Through his spokesperson Michael Conte, Fiore denied all allegations of misconduct. "The letter Jim received informing him of the termination of his contract specified no disciplinary action. It would be counterintuitive to conclude the university would buy out his contract to the sum of nearly $800,000 if Jim was facing disciplinary charges," Conte said. However, official documents claimed that Stony Brook did not interview key female coaches, staff and administrators during its internal investigation into Fiore's alleged misconduct.

Once considered a "rising star" in college athletics for his role in elevating the Stony Brook program, the sexual misconduct allegations halted Fiore's career. He was one of 10 final candidates interviewed for the Rutgers University athletic director job after Tim Pernetti resigned for his role in the Mike Rice scandal, where basketball coach Rice was caught on video kicking players, throwing basketballs at them and using homophobic slurs in practice. However, Fiore was removed from consideration in May 2013 after an outside source alerted Rutgers of his misconduct at Stony Brook. Fiore expressed interest in the open athletic director at Princeton University, his former employer, but Princeton officials were made aware of Fiore's misconduct after he publicly expressed interest in the position.

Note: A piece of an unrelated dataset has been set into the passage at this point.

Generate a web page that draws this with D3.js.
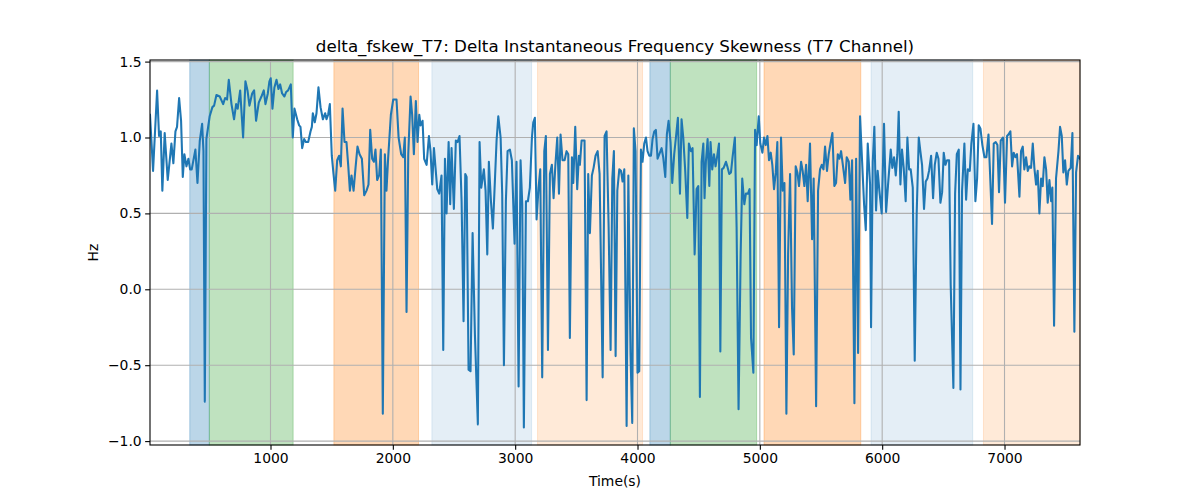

In 2015, Fiore was named as a candidate for the University of Massachusetts athletic director job. UMass student government and two UMass athletes wrote a letter to the search committee demanding that Fiore be removed from consideration due to his history of sexual harassment and discrimination against LGBT athletes. "The search committee's consideration of Fiore as a candidate for Athletic Director directly contradicts the University of Massachusetts' efforts to cultivate an LGBTQ-friendly environment for all students, including an increasing number of student athletes," the letter said. Ultimately, Fiore was passed over for Ryan Bamford.

===Dynamic Sports Management===
In 2014, Fiore was hired as president and CEO of Dynamic Sports Management, a sports management firm based in Melville, New York, on Long Island. He left the firm in 2016.